## Your instructions
Would you copy the records below, exactly and only from their first line through the line containing "(131,75) rectangle (1011,532);", without any pictures?

[Excerpt from a dataset]
★ ★ ★ ★
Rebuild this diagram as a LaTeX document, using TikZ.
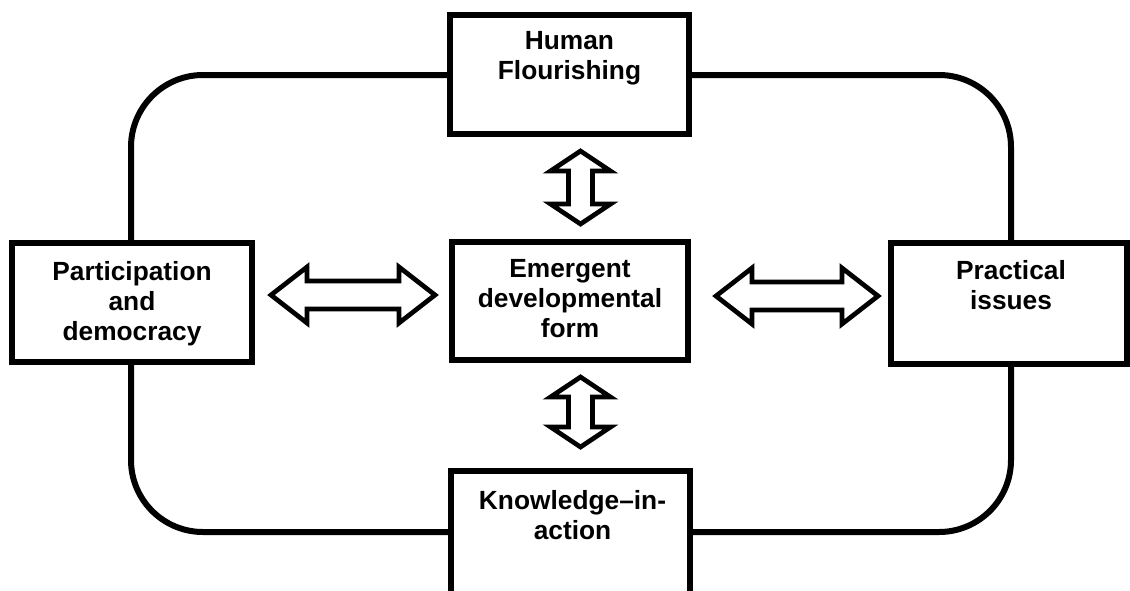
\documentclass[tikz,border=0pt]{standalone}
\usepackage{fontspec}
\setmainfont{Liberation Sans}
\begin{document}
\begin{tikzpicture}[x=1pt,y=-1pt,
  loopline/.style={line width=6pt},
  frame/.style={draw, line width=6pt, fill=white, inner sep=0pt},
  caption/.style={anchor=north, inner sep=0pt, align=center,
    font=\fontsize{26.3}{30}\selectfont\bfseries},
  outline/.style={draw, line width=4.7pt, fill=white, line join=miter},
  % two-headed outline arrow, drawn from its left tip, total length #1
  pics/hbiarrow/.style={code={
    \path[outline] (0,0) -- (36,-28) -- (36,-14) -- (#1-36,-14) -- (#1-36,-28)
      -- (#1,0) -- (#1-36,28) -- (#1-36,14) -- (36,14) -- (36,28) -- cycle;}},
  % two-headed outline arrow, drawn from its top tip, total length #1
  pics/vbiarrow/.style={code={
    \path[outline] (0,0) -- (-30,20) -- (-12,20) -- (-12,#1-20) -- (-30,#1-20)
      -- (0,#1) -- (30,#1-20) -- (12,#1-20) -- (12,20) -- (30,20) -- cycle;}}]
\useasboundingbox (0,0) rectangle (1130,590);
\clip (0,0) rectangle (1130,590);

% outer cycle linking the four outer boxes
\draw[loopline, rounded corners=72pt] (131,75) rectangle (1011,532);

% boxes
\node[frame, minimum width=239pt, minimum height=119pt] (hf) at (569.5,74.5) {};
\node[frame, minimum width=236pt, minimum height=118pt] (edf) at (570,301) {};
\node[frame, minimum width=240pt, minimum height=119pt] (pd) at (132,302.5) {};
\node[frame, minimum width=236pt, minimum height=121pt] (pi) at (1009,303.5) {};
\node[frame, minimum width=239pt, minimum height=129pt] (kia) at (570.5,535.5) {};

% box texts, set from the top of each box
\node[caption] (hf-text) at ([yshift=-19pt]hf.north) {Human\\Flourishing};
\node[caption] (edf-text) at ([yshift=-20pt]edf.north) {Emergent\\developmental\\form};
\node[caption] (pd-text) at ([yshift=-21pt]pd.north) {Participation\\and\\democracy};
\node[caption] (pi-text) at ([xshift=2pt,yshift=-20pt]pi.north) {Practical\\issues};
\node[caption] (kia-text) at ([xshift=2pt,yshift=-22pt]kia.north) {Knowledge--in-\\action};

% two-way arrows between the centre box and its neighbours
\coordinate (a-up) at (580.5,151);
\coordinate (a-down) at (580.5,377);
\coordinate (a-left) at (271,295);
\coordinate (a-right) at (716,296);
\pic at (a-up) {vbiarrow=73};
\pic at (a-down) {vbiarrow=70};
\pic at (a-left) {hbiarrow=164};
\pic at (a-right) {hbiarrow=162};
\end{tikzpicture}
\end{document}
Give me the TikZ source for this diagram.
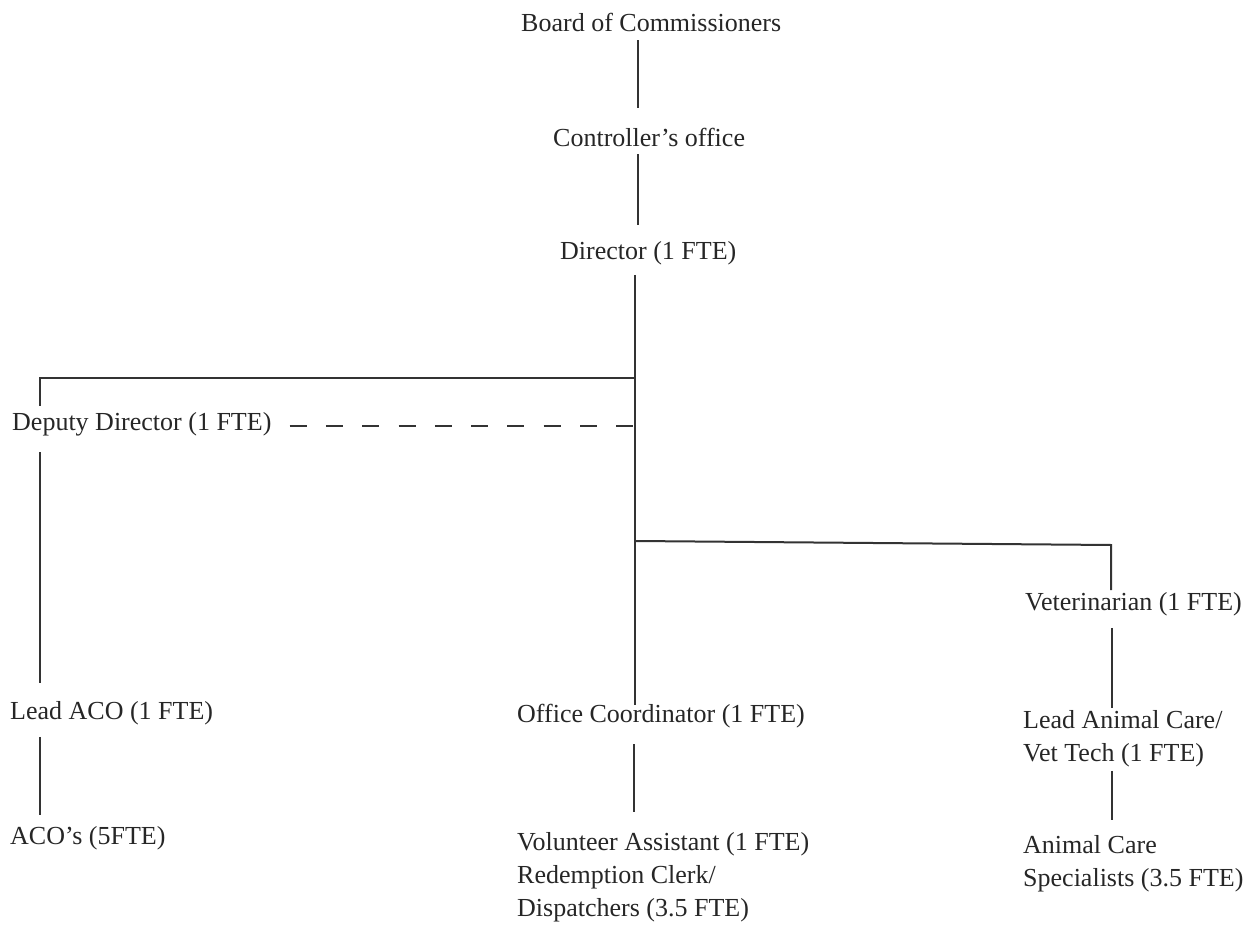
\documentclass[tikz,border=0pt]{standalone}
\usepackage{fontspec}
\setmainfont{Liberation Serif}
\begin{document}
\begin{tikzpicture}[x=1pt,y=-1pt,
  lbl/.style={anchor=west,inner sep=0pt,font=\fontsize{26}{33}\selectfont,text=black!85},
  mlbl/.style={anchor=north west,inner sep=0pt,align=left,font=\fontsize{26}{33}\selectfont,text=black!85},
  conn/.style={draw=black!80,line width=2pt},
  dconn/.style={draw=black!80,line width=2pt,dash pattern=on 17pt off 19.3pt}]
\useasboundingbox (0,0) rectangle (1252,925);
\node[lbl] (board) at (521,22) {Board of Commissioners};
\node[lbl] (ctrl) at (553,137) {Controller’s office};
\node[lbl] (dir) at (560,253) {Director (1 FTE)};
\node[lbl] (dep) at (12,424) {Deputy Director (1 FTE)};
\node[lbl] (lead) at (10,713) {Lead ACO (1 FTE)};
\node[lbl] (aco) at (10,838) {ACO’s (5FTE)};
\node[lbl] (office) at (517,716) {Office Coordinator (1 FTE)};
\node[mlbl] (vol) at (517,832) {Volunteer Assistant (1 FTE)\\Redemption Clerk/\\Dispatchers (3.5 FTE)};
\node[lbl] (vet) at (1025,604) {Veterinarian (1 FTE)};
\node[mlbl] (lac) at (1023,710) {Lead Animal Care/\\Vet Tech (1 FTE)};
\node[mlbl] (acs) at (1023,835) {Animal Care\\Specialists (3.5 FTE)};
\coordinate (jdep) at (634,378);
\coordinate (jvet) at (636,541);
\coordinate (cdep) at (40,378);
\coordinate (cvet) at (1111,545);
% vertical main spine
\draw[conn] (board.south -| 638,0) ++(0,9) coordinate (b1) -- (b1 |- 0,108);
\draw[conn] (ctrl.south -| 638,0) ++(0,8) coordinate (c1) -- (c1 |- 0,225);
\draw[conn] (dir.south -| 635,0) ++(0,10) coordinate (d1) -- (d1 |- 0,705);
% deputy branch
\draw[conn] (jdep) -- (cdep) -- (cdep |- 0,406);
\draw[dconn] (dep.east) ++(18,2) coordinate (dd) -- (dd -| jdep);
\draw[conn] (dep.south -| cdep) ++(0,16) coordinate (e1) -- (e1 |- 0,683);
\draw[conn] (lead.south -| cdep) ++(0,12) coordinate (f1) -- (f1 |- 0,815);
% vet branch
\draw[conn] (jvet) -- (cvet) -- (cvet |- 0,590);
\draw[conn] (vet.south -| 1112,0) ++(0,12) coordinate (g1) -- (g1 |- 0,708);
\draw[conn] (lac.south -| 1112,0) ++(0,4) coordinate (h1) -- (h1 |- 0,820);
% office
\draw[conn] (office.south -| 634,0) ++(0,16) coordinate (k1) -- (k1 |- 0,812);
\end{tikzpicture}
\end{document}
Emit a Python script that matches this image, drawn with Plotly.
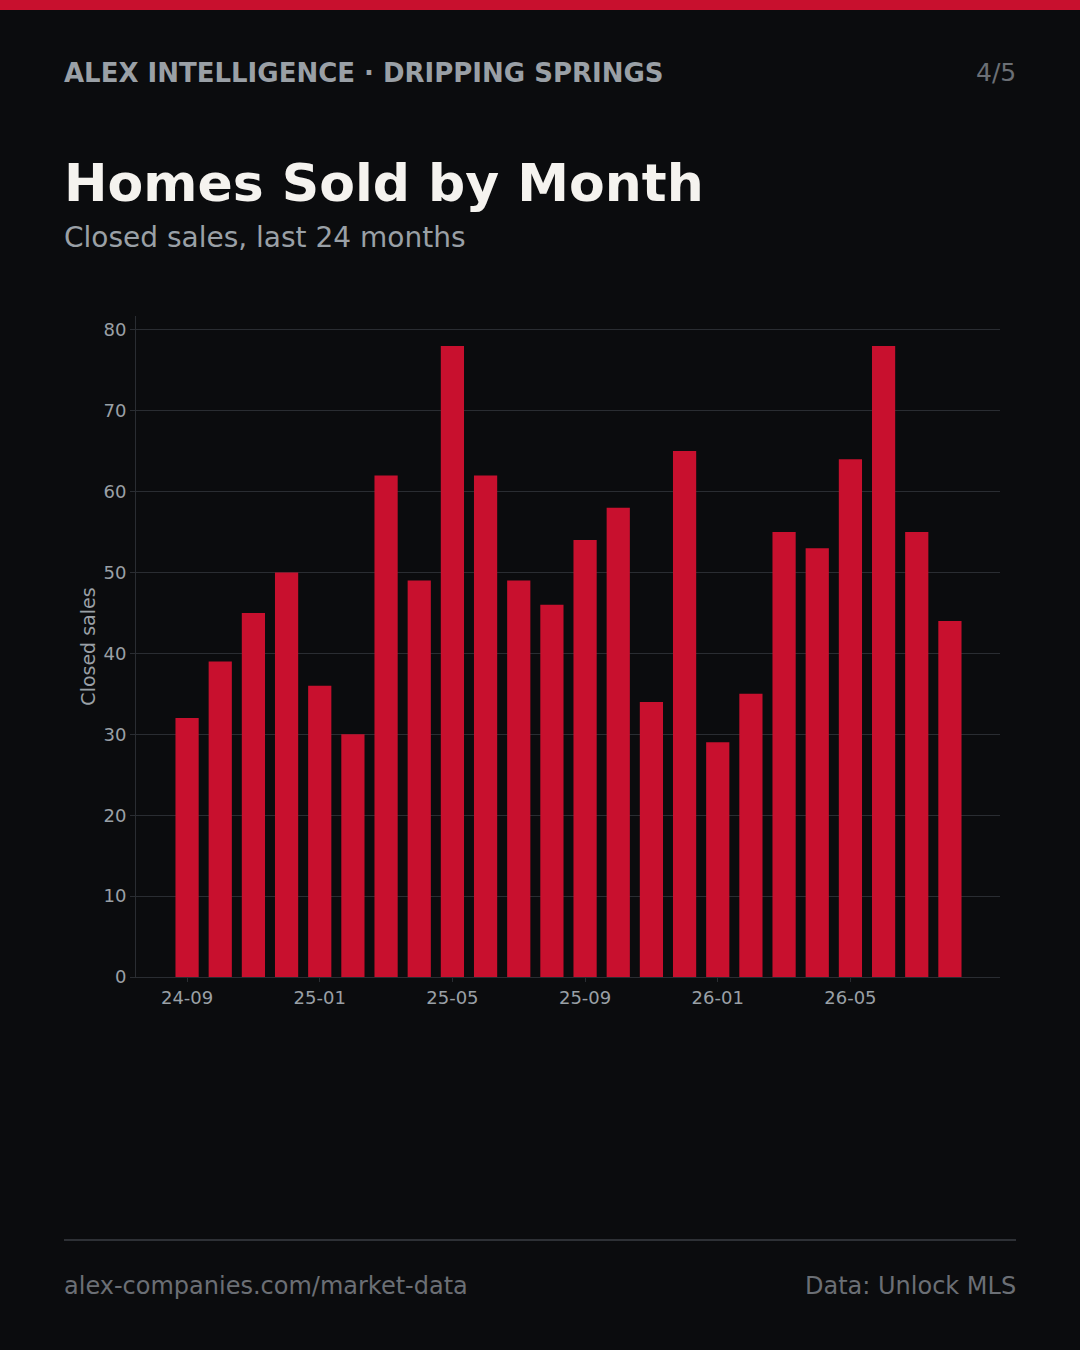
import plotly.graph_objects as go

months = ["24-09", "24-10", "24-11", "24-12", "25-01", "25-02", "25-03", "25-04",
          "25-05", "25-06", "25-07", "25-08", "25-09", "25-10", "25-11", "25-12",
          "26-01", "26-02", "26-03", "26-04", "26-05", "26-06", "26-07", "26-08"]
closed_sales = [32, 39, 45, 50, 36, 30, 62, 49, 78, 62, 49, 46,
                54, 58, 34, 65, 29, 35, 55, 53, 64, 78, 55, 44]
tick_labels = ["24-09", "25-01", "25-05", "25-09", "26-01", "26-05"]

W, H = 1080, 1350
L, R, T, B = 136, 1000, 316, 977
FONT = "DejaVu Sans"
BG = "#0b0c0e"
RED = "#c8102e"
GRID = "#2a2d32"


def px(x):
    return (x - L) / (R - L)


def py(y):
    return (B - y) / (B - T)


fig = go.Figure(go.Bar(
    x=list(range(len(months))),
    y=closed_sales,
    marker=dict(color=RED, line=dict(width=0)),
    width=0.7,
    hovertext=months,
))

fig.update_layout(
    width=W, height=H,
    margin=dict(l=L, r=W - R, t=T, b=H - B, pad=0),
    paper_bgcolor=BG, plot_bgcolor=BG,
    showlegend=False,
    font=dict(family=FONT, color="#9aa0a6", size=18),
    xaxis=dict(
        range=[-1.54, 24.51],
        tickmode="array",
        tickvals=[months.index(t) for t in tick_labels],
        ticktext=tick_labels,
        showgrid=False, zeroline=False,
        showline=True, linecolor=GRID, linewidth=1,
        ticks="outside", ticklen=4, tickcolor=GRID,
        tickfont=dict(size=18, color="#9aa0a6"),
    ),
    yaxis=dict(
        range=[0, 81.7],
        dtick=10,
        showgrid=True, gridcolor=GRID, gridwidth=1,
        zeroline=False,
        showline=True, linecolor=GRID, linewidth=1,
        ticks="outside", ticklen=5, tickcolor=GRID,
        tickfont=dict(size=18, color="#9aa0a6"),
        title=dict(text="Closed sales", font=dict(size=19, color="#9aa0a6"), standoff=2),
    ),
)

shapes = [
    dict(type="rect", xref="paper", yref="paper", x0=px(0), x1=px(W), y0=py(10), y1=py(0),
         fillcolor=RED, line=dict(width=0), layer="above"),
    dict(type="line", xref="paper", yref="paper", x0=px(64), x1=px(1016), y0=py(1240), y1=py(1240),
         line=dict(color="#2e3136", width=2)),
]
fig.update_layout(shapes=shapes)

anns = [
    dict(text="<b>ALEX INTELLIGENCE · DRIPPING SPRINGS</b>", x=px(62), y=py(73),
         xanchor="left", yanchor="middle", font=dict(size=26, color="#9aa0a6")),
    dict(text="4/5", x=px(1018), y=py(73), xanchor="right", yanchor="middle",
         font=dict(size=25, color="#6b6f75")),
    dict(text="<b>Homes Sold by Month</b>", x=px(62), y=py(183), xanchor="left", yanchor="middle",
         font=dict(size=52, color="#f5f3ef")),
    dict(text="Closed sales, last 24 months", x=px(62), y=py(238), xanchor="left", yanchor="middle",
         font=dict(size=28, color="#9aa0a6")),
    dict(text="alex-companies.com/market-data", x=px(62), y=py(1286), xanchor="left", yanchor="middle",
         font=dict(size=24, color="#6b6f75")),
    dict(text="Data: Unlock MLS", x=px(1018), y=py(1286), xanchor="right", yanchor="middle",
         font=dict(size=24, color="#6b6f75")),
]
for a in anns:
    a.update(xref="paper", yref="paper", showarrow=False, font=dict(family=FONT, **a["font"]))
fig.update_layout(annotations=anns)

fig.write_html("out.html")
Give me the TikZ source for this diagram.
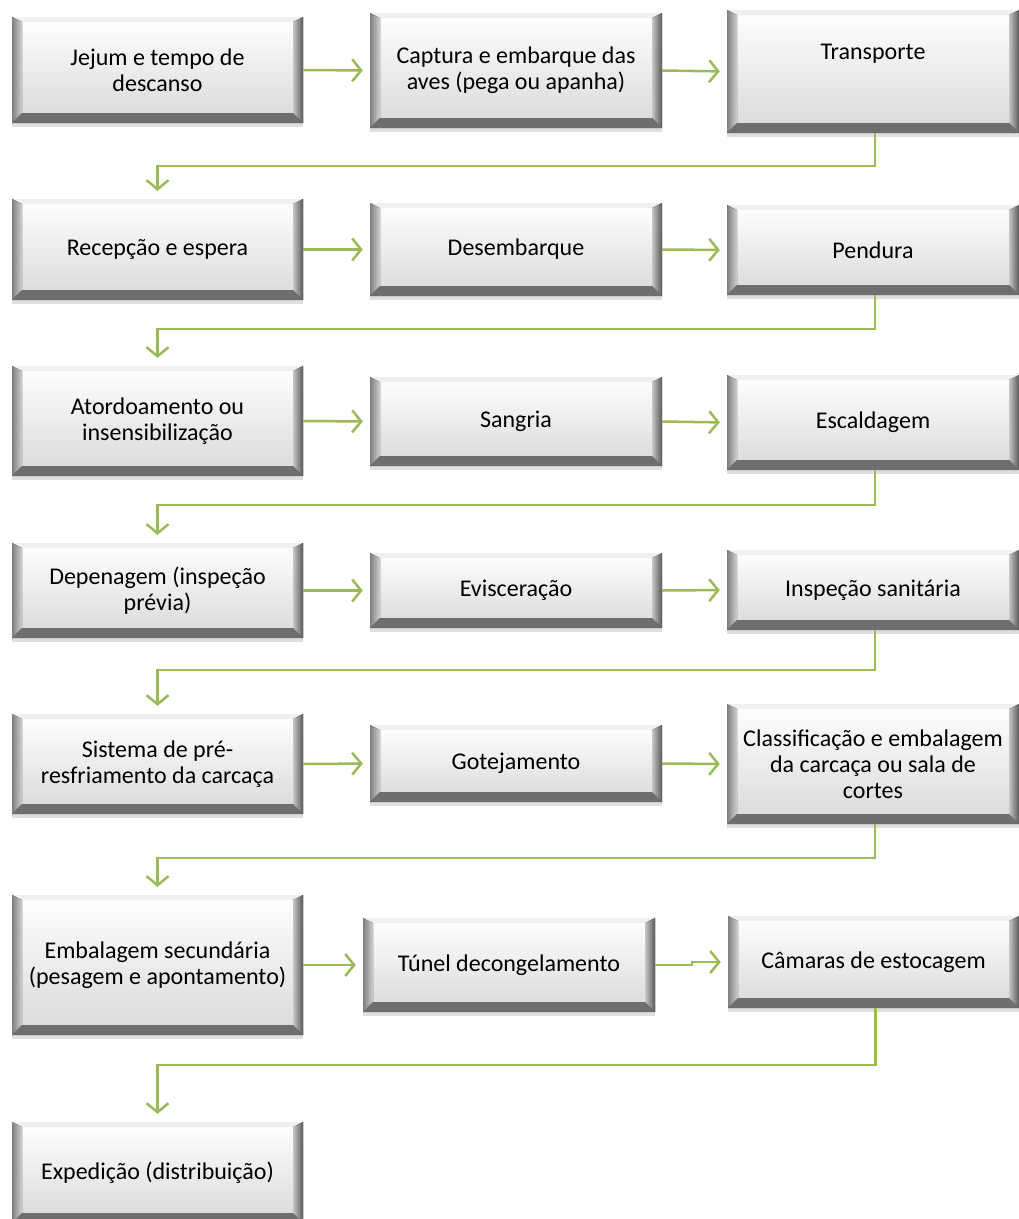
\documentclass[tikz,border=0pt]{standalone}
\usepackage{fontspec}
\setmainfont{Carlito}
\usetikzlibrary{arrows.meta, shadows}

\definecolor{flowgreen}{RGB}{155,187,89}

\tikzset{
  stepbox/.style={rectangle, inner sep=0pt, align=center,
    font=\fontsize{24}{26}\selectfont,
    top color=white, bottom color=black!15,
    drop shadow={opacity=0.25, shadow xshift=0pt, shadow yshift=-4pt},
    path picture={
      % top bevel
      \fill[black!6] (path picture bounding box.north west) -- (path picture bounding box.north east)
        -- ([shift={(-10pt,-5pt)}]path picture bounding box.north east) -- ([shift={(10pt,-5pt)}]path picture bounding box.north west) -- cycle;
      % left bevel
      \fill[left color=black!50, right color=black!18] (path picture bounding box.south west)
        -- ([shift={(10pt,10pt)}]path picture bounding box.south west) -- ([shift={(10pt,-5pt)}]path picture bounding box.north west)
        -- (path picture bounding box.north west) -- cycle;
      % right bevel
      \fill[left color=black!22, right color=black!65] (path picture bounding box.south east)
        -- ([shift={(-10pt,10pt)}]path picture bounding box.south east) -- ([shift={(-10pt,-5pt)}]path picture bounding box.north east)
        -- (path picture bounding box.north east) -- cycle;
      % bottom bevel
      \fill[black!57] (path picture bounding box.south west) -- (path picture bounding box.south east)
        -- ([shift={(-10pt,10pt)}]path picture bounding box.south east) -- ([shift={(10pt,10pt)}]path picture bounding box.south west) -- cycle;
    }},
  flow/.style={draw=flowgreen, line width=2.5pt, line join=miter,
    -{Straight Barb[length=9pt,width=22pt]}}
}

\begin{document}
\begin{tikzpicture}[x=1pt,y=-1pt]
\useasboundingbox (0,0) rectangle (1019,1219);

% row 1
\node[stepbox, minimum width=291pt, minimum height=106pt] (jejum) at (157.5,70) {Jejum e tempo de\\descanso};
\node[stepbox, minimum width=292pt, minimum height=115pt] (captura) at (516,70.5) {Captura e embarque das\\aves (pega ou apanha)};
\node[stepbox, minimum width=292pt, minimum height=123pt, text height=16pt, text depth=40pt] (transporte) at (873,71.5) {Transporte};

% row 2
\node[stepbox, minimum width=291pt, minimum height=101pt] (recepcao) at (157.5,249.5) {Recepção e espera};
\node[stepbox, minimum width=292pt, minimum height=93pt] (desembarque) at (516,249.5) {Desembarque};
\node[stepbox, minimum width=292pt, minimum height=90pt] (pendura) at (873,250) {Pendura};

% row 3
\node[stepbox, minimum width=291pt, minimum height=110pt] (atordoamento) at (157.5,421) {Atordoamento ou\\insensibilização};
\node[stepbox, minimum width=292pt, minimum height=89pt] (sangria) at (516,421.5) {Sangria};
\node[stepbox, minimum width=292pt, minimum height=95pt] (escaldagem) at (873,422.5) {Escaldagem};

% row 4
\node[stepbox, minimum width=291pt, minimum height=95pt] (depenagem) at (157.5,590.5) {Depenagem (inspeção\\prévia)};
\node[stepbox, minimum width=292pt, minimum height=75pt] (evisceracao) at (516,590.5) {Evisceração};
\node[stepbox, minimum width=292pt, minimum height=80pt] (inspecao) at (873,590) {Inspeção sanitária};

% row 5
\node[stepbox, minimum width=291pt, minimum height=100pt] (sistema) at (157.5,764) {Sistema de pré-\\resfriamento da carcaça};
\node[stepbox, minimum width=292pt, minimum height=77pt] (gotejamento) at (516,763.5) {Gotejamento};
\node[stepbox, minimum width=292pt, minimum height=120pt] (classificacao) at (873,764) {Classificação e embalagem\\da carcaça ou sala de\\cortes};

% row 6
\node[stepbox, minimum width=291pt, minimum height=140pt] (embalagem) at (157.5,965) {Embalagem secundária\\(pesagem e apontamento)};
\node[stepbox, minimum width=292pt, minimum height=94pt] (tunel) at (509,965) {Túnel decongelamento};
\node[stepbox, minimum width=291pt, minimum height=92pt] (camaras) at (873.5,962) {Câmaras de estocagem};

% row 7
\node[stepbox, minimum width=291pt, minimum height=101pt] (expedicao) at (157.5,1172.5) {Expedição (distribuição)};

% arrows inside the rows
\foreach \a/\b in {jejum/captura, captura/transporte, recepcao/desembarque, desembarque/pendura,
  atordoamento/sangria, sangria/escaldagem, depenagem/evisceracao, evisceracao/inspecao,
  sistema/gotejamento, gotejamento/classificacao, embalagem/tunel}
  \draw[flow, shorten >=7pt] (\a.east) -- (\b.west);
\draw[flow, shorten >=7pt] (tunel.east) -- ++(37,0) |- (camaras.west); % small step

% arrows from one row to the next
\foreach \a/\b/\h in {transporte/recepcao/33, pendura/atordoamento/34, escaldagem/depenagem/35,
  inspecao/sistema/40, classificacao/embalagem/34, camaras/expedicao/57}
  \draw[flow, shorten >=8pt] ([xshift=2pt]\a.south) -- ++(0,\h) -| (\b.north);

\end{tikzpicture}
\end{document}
★ ★ ★ ★
## Worked solution
Rebuild this diagram as a LaTeX document, using TikZ.
\documentclass[tikz,border=0pt]{standalone}
\usepackage{fontspec}
\setmainfont{Liberation Sans}
\begin{document}
\begin{tikzpicture}[x=1pt,y=-1pt,
  loopline/.style={line width=6pt},
  frame/.style={draw, line width=6pt, fill=white, inner sep=0pt},
  caption/.style={anchor=north, inner sep=0pt, align=center,
    font=\fontsize{26.3}{30}\selectfont\bfseries},
  outline/.style={draw, line width=4.7pt, fill=white, line join=miter},
  % two-headed outline arrow, drawn from its left tip, total length #1
  pics/hbiarrow/.style={code={
    \path[outline] (0,0) -- (36,-28) -- (36,-14) -- (#1-36,-14) -- (#1-36,-28)
      -- (#1,0) -- (#1-36,28) -- (#1-36,14) -- (36,14) -- (36,28) -- cycle;}},
  % two-headed outline arrow, drawn from its top tip, total length #1
  pics/vbiarrow/.style={code={
    \path[outline] (0,0) -- (-30,20) -- (-12,20) -- (-12,#1-20) -- (-30,#1-20)
      -- (0,#1) -- (30,#1-20) -- (12,#1-20) -- (12,20) -- (30,20) -- cycle;}}]
\useasboundingbox (0,0) rectangle (1130,590);
\clip (0,0) rectangle (1130,590);

% outer cycle linking the four outer boxes
\draw[loopline, rounded corners=72pt] (131,75) rectangle (1011,532);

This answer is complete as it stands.